Chris Arreola and Travis Kauffman came into their fight Saturday night at the AT&T Center in San Antonio as friends and longtime sparring partners. They left with plenty of questions unsettled.
Arreola (37-4-1, 31 KOs) didn’t have the dominant performance he was looking for, but he escaped with the victory nonetheless, earning the slimmest of split decisions on two 114-113 cards versus a 113-114 tote for Kauffman (30-2, 22 KOs).
“It could have gone either way. I knew the last rounds were the championship rounds, and I had to pull it out of my ass,” Arreola said. “This is a quality opponent. I barely won by a split decision. I’d gladly give him a rematch. He gave me a real good fight.”
In the third, Travis Kauffman notched a knockdown with a right hand that stunned Chris Arreola, who’s used to taking plenty of punishment.
After Arreola made it to his feet, Kauffman pounced on his former sparring partner and had him in trouble, but the bell brought a reprieve. From there, Kauffman poured it on through the middle of the fight, but things swung back in Arreola’s favor after a low blow from Kauffman stopped the action in the ninth.

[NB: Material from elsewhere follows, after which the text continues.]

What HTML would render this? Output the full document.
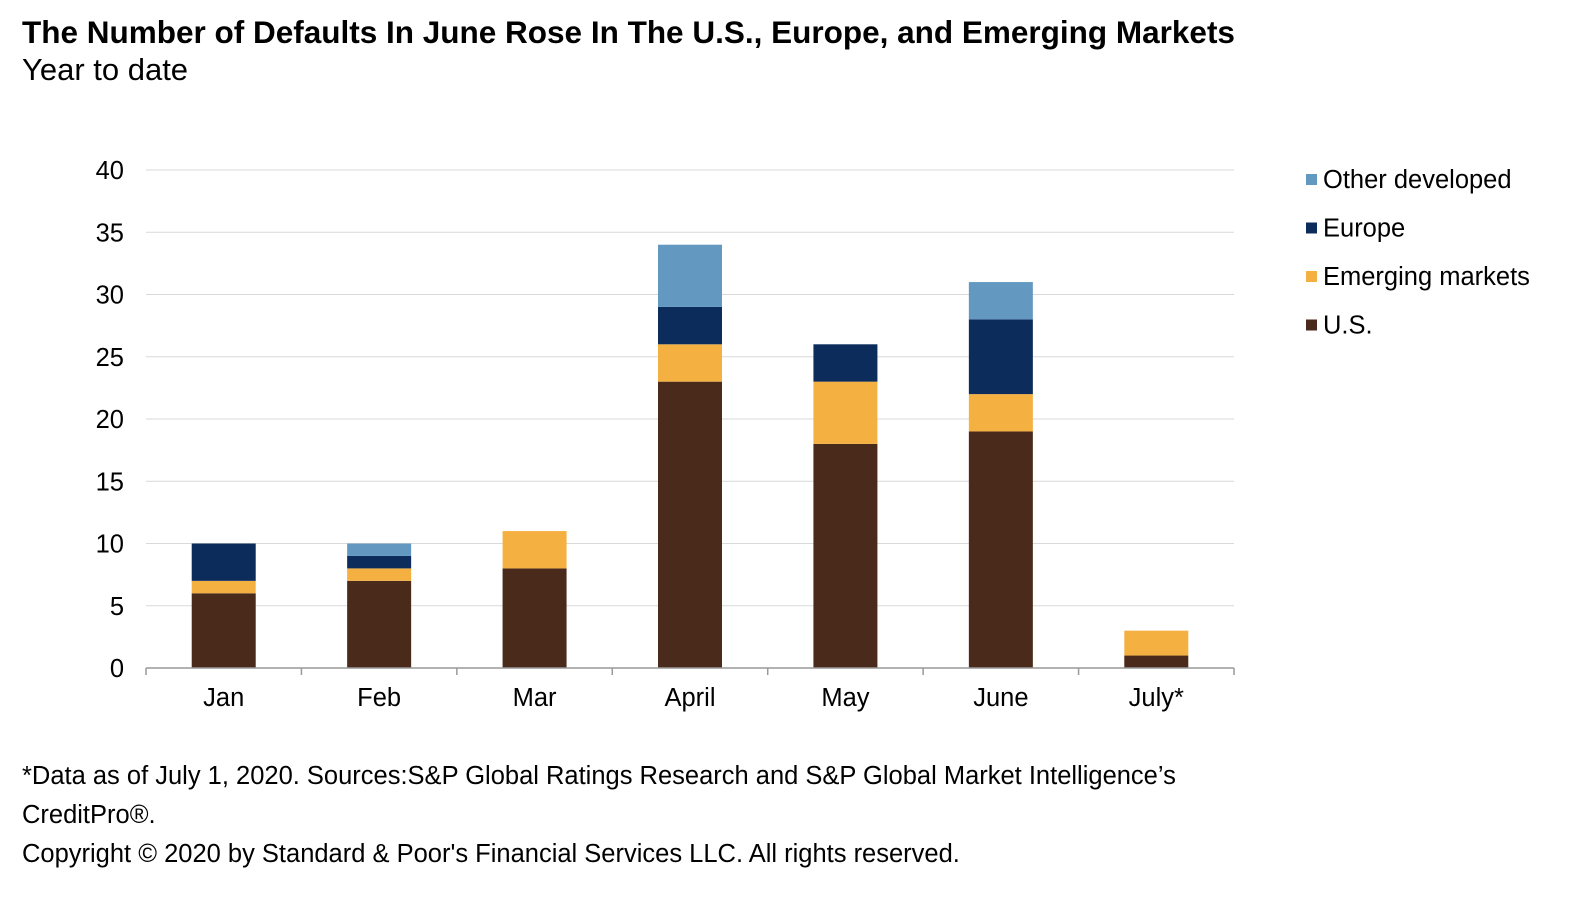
<!DOCTYPE html>
<html><head><meta charset="utf-8"><style>
body{margin:0;background:#fff;font-family:"Liberation Sans",Arial,sans-serif;}
svg text{font-family:"Liberation Sans",Arial,sans-serif;fill:#000;}
</style></head><body>
<svg width="1578" height="914" viewBox="0 0 1578 914">
<text x="22" y="43" font-size="31.5" font-weight="bold">The Number of Defaults In June Rose In The U.S., Europe, and Emerging Markets</text>
<text x="22" y="80" font-size="31">Year to date</text>
<g id="grid"></g><g id="bars"></g><g id="axes"></g><g id="legend"></g>
<text x="22" y="784" font-size="25.5">*Data as of July 1, 2020. Sources:S&amp;P Global Ratings Research and S&amp;P Global Market Intelligence’s</text>
<text x="22" y="823" font-size="25.5">CreditPro®.</text>
<text x="22" y="862" font-size="25.5">Copyright © 2020 by Standard &amp; Poor's Financial Services LLC. All rights reserved.</text>
</svg>
<script>
const categories=["Jan","Feb","Mar","April","May","June","July*"];
const us=[6,7,8,23,18,19,1];
const emerging=[1,1,3,3,5,3,2];
const europe=[3,1,0,3,3,6,0];
const other=[0,1,0,5,0,3,0];
const yTicks=[0,5,10,15,20,25,30,35,40];
const seriesNames=["U.S.","Emerging markets","Europe","Other developed"];
const colors=["#4a2a1a","#f4b142","#0c2c5c","#6399c0"];
const NS="http://www.w3.org/2000/svg";
const x0=146,x1=1234,y0=668,yTop=170,yMax=40;
const band=(x1-x0)/categories.length;
const y=v=>y0-(v/yMax)*(y0-yTop);
const xc=i=>x0+band*(i+0.5);
function mk(tag,attrs,parent){const e=document.createElementNS(NS,tag);for(const k in attrs)e.setAttribute(k,attrs[k]);parent.appendChild(e);return e;}
const grid=document.getElementById('grid'),bars=document.getElementById('bars'),axes=document.getElementById('axes'),legend=document.getElementById('legend');
yTicks.forEach(t=>{
 if(t>0){const l=mk('line',{x1:x0,x2:x1,y1:y(t),y2:y(t),stroke:'#d9d9d9','stroke-width':1},grid);
 
 }
 const tx=mk('text',{x:124,y:y(t)+9,'font-size':25.5,'text-anchor':'end'},axes);tx.textContent=t;
 
 
});
const series=[us,emerging,europe,other];
categories.forEach((c,i)=>{
 let base=0;
 series.forEach((s,k)=>{
  const v=s[i];if(v<=0)return;
  const r=mk('rect',{x:xc(i)-32,width:64,y:y(base+v),height:y(base)-y(base+v),fill:colors[k]},bars);
  
  
  base+=v;
 });
 const tx=mk('text',{x:xc(i),y:706,'font-size':25.5,'text-anchor':'middle'},axes);tx.textContent=c;
 
 
});
const ax=mk('line',{x1:x0,x2:x1,y1:y0,y2:y0,stroke:'#999','stroke-width':1.5},axes);


for(let i=0;i<=categories.length;i++){const t=mk('line',{x1:x0+band*i,x2:x0+band*i,y1:y0,y2:y0+7,stroke:'#999','stroke-width':1.5},axes);
 
 }
[3,2,1,0].forEach((k,j)=>{
 const yy=179+j*48.5;
 const g=mk('g',{},legend);
 
 
 mk('rect',{x:1306,y:yy-5,width:11,height:11,fill:colors[k]},g);
 const tx=mk('text',{x:1323,y:yy+9,'font-size':25.5},g);tx.textContent=seriesNames[k];
});
</script>
</body></html>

The delay, as painful as it was, seemed to wake Arreola up, and he re-established himself over the later portion of the fight. He switched from setting up a chopping right hand with a jab to setting it up with a left uppercut, and it worked—so much so that Arreola didn't hesitate to flash a “How you like me now?” smile at Kauffman as he retreated to his corner.

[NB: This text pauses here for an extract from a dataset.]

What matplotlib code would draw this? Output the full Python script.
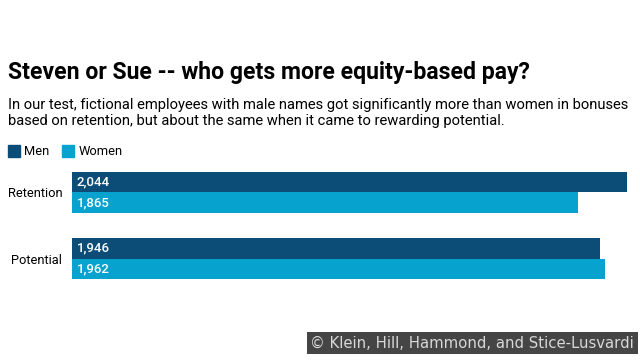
import matplotlib.pyplot as plt
from matplotlib.patches import Rectangle

categories = ["Retention", "Potential"]
men = [2044, 1946]
women = [1865, 1962]

title = "Steven or Sue -- who gets more equity-based pay?"
subtitle = ("In our test, fictional employees with male names got significantly more than women in bonuses\n"
            "based on retention, but about the same when it came to rewarding potential.")
credit = "\u00a9 Klein, Hill, Hammond, and Stice-Lusvardi"

men_color = "#0c4d78"
women_color = "#08a2cf"

plt.rcParams["font.family"] = ["Roboto", "DejaVu Sans"]

W, H = 640, 360
fig = plt.figure(figsize=(6.4, 3.6), dpi=100)

# axes placed in pixel terms: bars start at x=72, longest ends at x=627
left, right, top, bottom = 72, 627, 171, 280
ax = fig.add_axes([left / W, 1 - bottom / H, (right - left) / W, (bottom - top) / H])

bh = 0.31
ypos = list(range(len(categories)))
ax.barh([y - bh / 2 for y in ypos], men, height=bh, color=men_color, label="Men")
ax.barh([y + bh / 2 for y in ypos], women, height=bh, color=women_color, label="Women")

for y, m, w in zip(ypos, men, women):
    ax.text(18, y - bh / 2, f"{m:,}", color="white", va="center", ha="left",
            fontsize=9.5, fontweight="medium")
    ax.text(18, y + bh / 2, f"{w:,}", color="white", va="center", ha="left",
            fontsize=9.5, fontweight="medium")

ax.set_xlim(0, max(men + women))
ax.set_ylim(len(categories) - 1 + bh + 0.01, -bh - 0.01)
ax.set_yticks(ypos)
ax.set_yticklabels(categories, fontsize=9.3)
ax.tick_params(axis="y", length=0, pad=7)
ax.set_xticks([])
for s in ax.spines.values():
    s.set_visible(False)

fig.text(8 / W, 1 - 73 / H, title, fontsize=16.6, fontweight="bold", va="center", ha="left")
fig.text(8 / W, 1 - 113 / H, subtitle, fontsize=10.6, va="center", ha="left", linespacing=1.15)

# legend
fig.patches.append(Rectangle((8 / W, 1 - 157 / H), 12 / W, 12 / H, color=men_color,
                             transform=fig.transFigure, figure=fig))
fig.text(24 / W, 1 - 151 / H, "Men", fontsize=9.3, va="center", ha="left")
fig.patches.append(Rectangle((62 / W, 1 - 157 / H), 12 / W, 12 / H, color=women_color,
                             transform=fig.transFigure, figure=fig))
fig.text(79 / W, 1 - 151 / H, "Women", fontsize=9.3, va="center", ha="left")

# credit box
fig.text(634 / W, 1 - 343 / H, credit, fontsize=10.7, color="#d8d8d8", va="center", ha="right",
         family="DejaVu Sans",
         bbox=dict(boxstyle="square,pad=0.25", facecolor="#454545", edgecolor="none"))

fig.savefig("out.png", dpi=100)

“He’s a good counterpuncher, and he knows how to throw punches," Arreola said. "I was catching him with some punches that I knew were staggering him. I knew he was expecting me to just bull-rush him, to come forward like I used to do it. I knew I had to show him something a little different.”
Kauffman had only ever been into the 10th round once in his career, and was noticeably laboring from the fifth. The extra frames tilted things in favor of an Arreola who entered the fight at 236.5 pounds—his lightest weight since 2011.

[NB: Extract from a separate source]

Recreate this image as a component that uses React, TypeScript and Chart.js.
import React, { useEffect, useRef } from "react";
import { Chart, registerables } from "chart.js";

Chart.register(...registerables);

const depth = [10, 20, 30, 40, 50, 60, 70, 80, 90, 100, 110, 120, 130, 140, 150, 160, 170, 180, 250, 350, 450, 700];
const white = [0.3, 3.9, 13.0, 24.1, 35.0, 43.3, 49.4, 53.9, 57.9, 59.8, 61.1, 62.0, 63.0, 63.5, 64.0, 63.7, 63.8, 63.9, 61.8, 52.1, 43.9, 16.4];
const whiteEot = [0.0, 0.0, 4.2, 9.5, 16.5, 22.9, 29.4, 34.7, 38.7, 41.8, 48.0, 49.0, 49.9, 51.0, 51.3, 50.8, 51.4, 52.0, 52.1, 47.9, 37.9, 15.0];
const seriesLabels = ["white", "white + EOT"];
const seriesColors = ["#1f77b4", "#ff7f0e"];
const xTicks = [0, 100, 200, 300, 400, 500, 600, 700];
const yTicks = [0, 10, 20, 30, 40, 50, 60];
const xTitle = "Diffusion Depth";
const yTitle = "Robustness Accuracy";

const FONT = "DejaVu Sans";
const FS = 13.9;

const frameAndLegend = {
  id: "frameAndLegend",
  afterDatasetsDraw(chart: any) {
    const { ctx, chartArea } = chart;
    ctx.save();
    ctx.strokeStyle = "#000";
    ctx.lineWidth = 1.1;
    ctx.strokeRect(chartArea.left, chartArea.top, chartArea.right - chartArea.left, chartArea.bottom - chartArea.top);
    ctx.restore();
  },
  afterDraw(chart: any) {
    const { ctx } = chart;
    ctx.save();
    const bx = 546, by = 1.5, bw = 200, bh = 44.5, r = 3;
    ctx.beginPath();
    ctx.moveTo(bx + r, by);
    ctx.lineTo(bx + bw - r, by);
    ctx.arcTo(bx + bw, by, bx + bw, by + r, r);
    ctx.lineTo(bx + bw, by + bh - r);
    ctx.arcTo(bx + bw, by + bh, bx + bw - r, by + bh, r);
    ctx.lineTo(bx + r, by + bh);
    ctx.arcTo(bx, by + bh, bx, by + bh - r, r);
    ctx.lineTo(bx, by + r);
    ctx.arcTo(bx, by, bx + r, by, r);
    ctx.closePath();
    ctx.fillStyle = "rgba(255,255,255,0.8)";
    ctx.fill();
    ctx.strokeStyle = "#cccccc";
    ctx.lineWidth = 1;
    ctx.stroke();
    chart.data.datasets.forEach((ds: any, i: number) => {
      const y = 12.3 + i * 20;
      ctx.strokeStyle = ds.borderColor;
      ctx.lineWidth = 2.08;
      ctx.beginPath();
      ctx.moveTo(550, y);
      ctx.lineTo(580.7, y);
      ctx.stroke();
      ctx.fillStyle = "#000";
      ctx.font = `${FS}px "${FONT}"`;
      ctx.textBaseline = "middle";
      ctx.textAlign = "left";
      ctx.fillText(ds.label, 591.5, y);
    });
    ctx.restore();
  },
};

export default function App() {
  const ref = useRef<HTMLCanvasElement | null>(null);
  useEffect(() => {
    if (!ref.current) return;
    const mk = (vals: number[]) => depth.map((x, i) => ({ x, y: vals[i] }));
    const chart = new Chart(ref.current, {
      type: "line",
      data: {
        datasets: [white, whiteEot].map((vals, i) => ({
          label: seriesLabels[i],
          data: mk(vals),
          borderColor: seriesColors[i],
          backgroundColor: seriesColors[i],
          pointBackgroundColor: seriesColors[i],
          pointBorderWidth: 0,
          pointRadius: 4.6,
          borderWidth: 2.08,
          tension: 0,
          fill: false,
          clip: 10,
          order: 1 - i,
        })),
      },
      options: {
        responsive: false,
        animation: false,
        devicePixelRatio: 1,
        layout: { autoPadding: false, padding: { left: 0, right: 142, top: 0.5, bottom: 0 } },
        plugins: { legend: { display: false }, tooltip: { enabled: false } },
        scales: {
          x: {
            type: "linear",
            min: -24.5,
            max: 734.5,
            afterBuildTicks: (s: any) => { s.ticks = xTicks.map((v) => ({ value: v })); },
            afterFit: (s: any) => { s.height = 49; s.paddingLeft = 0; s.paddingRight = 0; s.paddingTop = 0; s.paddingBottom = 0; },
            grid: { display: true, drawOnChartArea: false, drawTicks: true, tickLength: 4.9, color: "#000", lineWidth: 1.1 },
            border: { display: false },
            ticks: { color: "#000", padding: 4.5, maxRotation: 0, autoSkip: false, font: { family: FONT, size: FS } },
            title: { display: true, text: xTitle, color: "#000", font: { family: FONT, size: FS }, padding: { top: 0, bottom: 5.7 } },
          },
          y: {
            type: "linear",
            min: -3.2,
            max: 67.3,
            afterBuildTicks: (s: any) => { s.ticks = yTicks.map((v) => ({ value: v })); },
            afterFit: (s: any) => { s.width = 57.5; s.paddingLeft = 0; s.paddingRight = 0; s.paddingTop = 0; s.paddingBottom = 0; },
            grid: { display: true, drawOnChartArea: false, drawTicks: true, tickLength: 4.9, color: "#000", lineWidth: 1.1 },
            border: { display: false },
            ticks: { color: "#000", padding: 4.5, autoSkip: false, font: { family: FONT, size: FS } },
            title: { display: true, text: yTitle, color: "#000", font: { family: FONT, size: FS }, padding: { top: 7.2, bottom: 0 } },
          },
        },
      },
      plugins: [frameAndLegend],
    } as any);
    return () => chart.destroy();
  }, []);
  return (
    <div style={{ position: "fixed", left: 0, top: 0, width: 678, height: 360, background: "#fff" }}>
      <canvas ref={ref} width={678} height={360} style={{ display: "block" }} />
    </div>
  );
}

Following consecutive lackluster efforts prior to Saturday, Arreola had talked about needing to put on a more convincing show in order to once again be considered a player at the top of the division. And even though his performance against Kauffman was his best of the year and got him back in the win column after his July draw against Fred Kassi, Arreola's showing wasn’t much different.
“I’ve got to earn it,” he said. “I’m in here to fight. No matter what stage of my career I’m in, I’ve got to win convincingly. I’m not like Shannon Briggs, who I like, but that’s not me. I’m not the guy who’s going to be out there yapping.”